# Task description:
Show all lines that include the string "matplotlib"; copy each one.

· · · · · · ·

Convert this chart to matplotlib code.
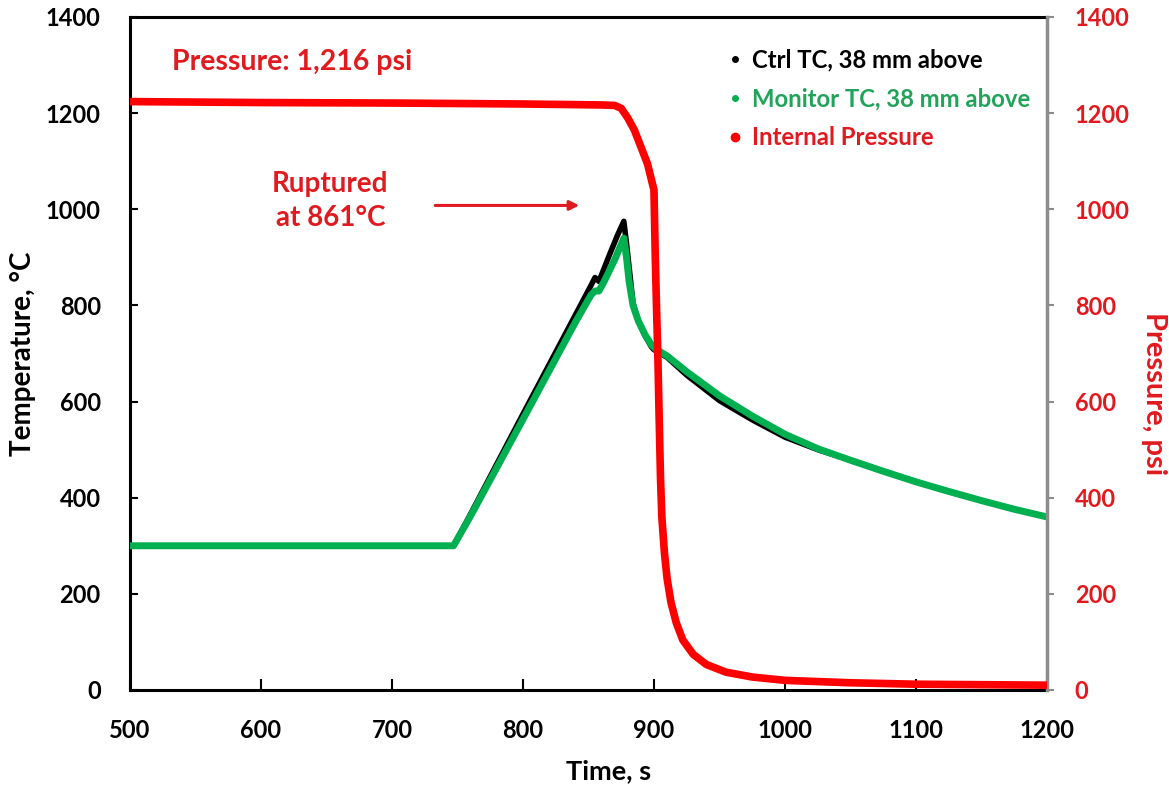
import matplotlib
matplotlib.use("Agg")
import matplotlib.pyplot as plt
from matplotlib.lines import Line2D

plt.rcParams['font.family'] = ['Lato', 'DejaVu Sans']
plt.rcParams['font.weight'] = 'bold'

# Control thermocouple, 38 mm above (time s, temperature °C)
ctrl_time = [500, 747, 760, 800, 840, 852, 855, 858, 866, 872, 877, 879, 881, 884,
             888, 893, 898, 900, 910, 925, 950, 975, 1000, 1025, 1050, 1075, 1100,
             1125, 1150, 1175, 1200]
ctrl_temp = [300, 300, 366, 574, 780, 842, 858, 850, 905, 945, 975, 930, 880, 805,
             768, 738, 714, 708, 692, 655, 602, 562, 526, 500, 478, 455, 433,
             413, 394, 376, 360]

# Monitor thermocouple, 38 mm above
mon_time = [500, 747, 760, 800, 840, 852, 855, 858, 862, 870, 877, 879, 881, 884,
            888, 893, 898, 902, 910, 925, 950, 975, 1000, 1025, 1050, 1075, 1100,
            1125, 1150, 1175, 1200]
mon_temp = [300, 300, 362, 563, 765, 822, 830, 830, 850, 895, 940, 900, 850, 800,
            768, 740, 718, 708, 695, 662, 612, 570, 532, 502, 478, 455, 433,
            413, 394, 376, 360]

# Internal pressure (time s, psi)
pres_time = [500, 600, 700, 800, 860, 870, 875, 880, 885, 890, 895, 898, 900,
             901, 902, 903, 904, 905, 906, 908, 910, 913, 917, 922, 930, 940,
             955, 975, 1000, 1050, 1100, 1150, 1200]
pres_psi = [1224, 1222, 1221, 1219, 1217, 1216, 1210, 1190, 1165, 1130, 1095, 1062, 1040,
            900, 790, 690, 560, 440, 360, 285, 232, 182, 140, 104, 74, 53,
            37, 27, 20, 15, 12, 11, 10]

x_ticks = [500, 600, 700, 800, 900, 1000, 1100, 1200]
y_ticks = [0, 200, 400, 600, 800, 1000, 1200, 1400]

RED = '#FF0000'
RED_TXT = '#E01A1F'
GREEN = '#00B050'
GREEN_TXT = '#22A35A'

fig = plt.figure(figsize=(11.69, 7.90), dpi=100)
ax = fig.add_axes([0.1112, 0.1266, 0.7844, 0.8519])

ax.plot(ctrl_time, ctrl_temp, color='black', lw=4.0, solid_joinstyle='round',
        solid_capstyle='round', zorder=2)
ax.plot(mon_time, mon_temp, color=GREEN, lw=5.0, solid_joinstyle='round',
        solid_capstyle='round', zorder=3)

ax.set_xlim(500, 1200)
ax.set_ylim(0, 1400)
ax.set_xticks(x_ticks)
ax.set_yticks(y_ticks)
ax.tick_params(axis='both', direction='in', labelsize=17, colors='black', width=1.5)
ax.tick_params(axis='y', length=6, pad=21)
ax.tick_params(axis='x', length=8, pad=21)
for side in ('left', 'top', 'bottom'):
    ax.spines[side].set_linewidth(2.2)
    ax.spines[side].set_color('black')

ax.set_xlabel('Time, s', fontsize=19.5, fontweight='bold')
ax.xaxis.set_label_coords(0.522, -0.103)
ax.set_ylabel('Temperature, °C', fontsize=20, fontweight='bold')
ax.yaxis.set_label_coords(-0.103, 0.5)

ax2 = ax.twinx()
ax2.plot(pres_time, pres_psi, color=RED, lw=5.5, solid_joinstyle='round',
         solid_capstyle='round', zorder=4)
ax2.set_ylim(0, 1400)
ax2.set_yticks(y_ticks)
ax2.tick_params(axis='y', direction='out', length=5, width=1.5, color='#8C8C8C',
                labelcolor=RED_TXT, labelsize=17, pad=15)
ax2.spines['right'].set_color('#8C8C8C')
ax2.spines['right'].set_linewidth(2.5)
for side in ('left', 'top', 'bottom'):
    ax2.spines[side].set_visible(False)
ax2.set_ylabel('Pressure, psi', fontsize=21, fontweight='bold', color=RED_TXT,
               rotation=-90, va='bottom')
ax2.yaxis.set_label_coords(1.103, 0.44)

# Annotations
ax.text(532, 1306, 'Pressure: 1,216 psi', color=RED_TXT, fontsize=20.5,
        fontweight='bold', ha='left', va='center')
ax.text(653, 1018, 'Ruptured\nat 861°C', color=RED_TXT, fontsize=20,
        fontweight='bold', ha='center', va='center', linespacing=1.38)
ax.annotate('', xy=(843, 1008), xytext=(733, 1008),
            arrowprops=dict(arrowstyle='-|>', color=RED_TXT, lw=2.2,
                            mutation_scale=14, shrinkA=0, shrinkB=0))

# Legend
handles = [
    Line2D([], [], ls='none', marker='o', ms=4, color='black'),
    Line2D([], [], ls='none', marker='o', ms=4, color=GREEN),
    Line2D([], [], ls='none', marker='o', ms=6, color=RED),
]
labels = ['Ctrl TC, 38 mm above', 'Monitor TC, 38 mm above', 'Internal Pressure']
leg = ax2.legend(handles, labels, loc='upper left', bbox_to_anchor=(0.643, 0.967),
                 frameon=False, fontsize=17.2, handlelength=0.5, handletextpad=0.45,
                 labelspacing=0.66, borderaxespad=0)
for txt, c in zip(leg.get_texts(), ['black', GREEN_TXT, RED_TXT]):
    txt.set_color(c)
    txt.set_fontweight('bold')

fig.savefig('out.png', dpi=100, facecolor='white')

· · · · · · ·

# Correct output:
Convert this chart to matplotlib code.
import matplotlib
matplotlib.use("Agg")
import matplotlib.pyplot as plt
from matplotlib.lines import Line2D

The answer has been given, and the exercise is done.